An entertaining close reading and consideration of the shower scene in Alfred Hitchcock’s “Psycho,” Alexandre O. Philippe’s “78/52” can expect a lengthy post-theatrical existence in college film courses and in the movie collections of cinephiles.
Despite some publicity claims that the documentary focuses exclusively on the Bates Motel bathroom fate of Marion Crane, Philippe shares additional context, expanding the scope of the narrative to encompass details that inform our understanding and fascination with what could certainly be considered a sui generis milestone in both the career of the Master of Suspense and the history of American film.
Approaching his topic with a palpable enthusiasm, Philippe begins the journey with Janet Leigh body double Marli Renfro, whose contributions to “Psycho” were obscured for a significant time. The candid and forthcoming Renfro surprised Sundance audience members with premiere screening appearances; the ensuing post-film discussion of her career and the publication of Robert Graysmith’s “The Girl in Alfred Hitchcock’s Shower,” which cleared up confusion over the murder of Leigh stand-in Myra Davis, argue that Renfro could easily be the subject of her own documentary.
Philippe may be a better researcher and assembler than he is a visual stylist. Heavy on talking heads, and even heavier on a repetitious score that wears out its welcome by running underneath the majority of the interviews, “78/52” piles up the observations of more than 40 commentators, ranging from fanboys like Elijah Wood to filmmakers like Guillermo del Toro. Writer Stephen Rebello, whose indispensable 1990 book “Alfred Hitchcock and the Making of Psycho” remains one of the finest accounts of the film, provides Philippe with some scholarly bona fides.

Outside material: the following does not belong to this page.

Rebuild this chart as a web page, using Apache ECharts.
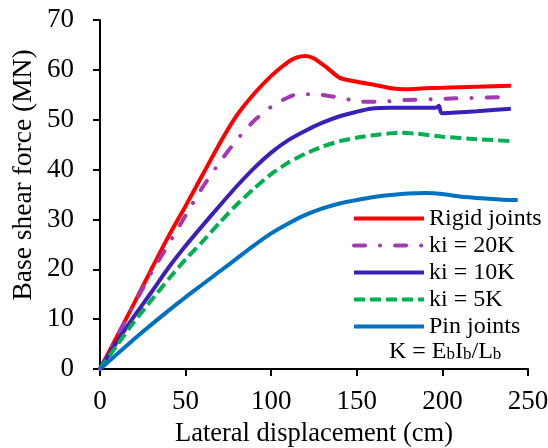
<!DOCTYPE html>
<html>
<head>
<meta charset="utf-8">
<script src="https://cdn.jsdelivr.net/npm/echarts@6/dist/echarts.min.js"></script>
<style>html,body{margin:0;padding:0;background:#fff}#c{width:548px;height:448px}</style>
</head>
<body>
<div id="c"></div>
<script>
// Series names
var seriesNames = ['Rigid joints', 'ki = 20K', 'ki = 10K', 'ki = 5K', 'Pin joints'];
// [displacement (cm), base shear (MN)]
var rigid = [[0,0],[10,6.6],[20,13.2],[30,20.0],[40,26.6],[50,32.7],[60,39.0],[70,45.3],[80,50.9],[90,55.2],[100,58.8],[110,61.6],[115,62.5],[120,62.8],[125,62.3],[132,60.6],[140,58.4],[150,57.6],[160,57.0],[170,56.3],[178,56.1],[190,56.3],[200,56.4],[220,56.6],[240,56.8]];
var k20 = [[0,0],[10,6.5],[20,13.0],[30,19.3],[40,25.0],[50,30.8],[60,36.5],[70,41.5],[80,46.0],[90,49.8],[100,52.6],[107,54.0],[115,55.1],[126,55.1],[140,54.4],[153,53.6],[165,53.6],[175,53.9],[200,54.2],[240,54.6]];
var k10 = [[0,0],[10,5.5],[20,10.6],[30,15.4],[40,20.3],[50,24.7],[60,28.8],[70,32.8],[80,36.7],[90,40.3],[100,43.4],[110,45.9],[120,47.8],[130,49.4],[140,50.7],[150,51.6],[158,52.2],[170,52.4],[196,52.4],[198,52.8],[199.5,51.3],[220,51.7],[240,52.2]];
var k5 = [[0,0],[10,4.8],[20,9.5],[30,13.8],[40,18.0],[50,22.0],[60,25.6],[70,29.4],[80,33.0],[90,36.2],[100,39.1],[110,41.4],[120,43.2],[130,44.6],[140,45.7],[150,46.4],[160,46.9],[175,47.4],[185,47.2],[200,46.6],[220,46.1],[241,45.7]];
var pin = [[0,0],[10,3.0],[20,6.0],[30,8.9],[40,11.7],[50,14.4],[60,17.0],[70,19.6],[80,22.2],[90,24.8],[100,27.2],[110,29.2],[120,30.9],[130,32.2],[140,33.2],[150,33.9],[160,34.5],[170,34.9],[180,35.2],[190,35.3],[200,35.1],[210,34.6],[225,34.2],[240,33.9],[244,33.9]];
var xTicks = [0, 50, 100, 150, 200, 250];
var yTicks = [0, 10, 20, 30, 40, 50, 60, 70];

var FONT = "'Liberation Serif','Times New Roman',serif";
var chart = echarts.init(document.getElementById('c'), null, {renderer: 'canvas'});
function mk(name, data, color, type, cap) {
  return {
    name: name, type: 'line', data: data, showSymbol: false, symbol: 'none',
    smooth: 0.2, z: 2,
    lineStyle: {color: color, width: 4, type: type, cap: cap || 'butt'},
    itemStyle: {color: color}
  };
}
chart.setOption({
  animation: false,
  backgroundColor: '#fff',
  grid: {left: 100, right: 20, top: 20, bottom: 79, containLabel: false, outerBoundsMode: 'none'},
  xAxis: {
    type: 'value', min: xTicks[0], max: xTicks[xTicks.length - 1], interval: 50,
    name: 'Lateral displacement (cm)', nameLocation: 'middle', nameGap: 52,
    nameTextStyle: {fontFamily: FONT, fontSize: 26.5, color: '#000'},
    axisLine: {lineStyle: {color: '#000', width: 2}},
    axisTick: {show: true, length: 7, lineStyle: {color: '#000', width: 2}},
    axisLabel: {fontFamily: FONT, fontSize: 27, color: '#000', margin: 19},
    splitLine: {show: false}
  },
  yAxis: {
    type: 'value', min: yTicks[0], max: yTicks[yTicks.length - 1], interval: 10,
    axisLine: {show: true, lineStyle: {color: '#000', width: 2}},
    axisTick: {show: true, length: 7, lineStyle: {color: '#000', width: 2}},
    axisLabel: {fontFamily: FONT, fontSize: 27, color: '#000', margin: 26},
    splitLine: {show: false}
  },
  legend: {
    left: 352, top: 205, orient: 'vertical', padding: 0,
    itemWidth: 70, itemHeight: 14, itemGap: 0,
    itemStyle: {opacity: 0},
    lineStyle: {width: 4},
    textStyle: {fontFamily: FONT, fontSize: 24, color: '#000', lineHeight: 27},
    data: seriesNames
  },
  graphic: [
    {type: 'text', x: 24, y: 175, rotation: Math.PI / 2,
     style: {text: 'Base shear force (MN)', font: '27.5px ' + FONT, fill: '#000',
             textAlign: 'center', textVerticalAlign: 'middle'}},
    {type: 'text', left: 389, top: 340,
     style: {
       text: 'K = E{s|b}I{s|b}/L{s|b}',
       font: '24px ' + FONT, fill: '#000',
       rich: {s: {fontSize: 17, fontFamily: FONT, fill: '#000', padding: [6, 0, 0, 0]}}
     }}
  ],
  series: [
    mk(seriesNames[0], rigid, '#FF0000', 'solid'),
    mk(seriesNames[1], k20, '#A23AB4', [11, 15, 0.1, 15], 'round'),
    mk(seriesNames[2], k10, '#3A20B8', 'solid'),
    mk(seriesNames[3], k5, '#00B050', [11, 5]),
    mk(seriesNames[4], pin, '#0070C0', 'solid')
  ]
});
</script>
</body>
</html>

Along with Renfro, a few other women appear, including Leigh’s daughter Jamie Lee Curtis (who mostly discusses her shower homage on “Scream Queens”) and “The Invitation” director Karyn Kusama, who offers one of the most thought-provoking assessments of the movie’s gender complexities, saying that Marion’s shocking death was “the first expression of the female body under assault.”
Certainly, Philippe could have done even more to unpack the intricacies of normative and nonnormative sexualities, voyeurism, deviance, and matriarchy/patriarchy -- especially through lenses of feminist critique.
Film nerds will thrill to several of the movie’s juicy sidebars. An exploration of the specific interpretation of “Susannah and the Elders” that conceals the spyhole through which Norman peeps at Marion undressing is pure catnip, as is the comic audition of melon varieties that ultimately led the fussy Hitchcock to determine the casaba best conjured the sound of knife penetrating human flesh.
The power of Herrmann’s score and the inspiration of Clouzot’s fantastic “Diabolique” are dutifully, rightfully acknowledged. The cloud of authorship claims mounted by Saul Bass supporters is rehashed. Also noted is the eternal mystery questioning Marion’s choice to get in the shower and then turn on the water as opposed to regulating temperature first.
Hardcore minutiae like these are the raison d’etre for “78/52,” and when the movie gets to the technical details of those title set ups and cuts, Philippe and his subjects hit stride, sharing hard evidence that makes an airtight case.
Raymond Durgnat died in 2002 or he might have made an appearance in “78/52.” In “A Long Hard Look at Psycho” Durgnat says, “‘Psycho’ occupies a sort of ‘inter-cultural’ space, linking the formal aesthetic refinement of traditional ‘high culture’ with middlebrow socio-moral thoughtfulness… some modernist characteristics, an emotionality (melodrama) verging on ‘Theatre of Cruelty’ and libidinal material which some modernists like to think is ‘pulp.’”
That recipe sounds awfully good to me.
“78/52” is expected to be released later in 2017.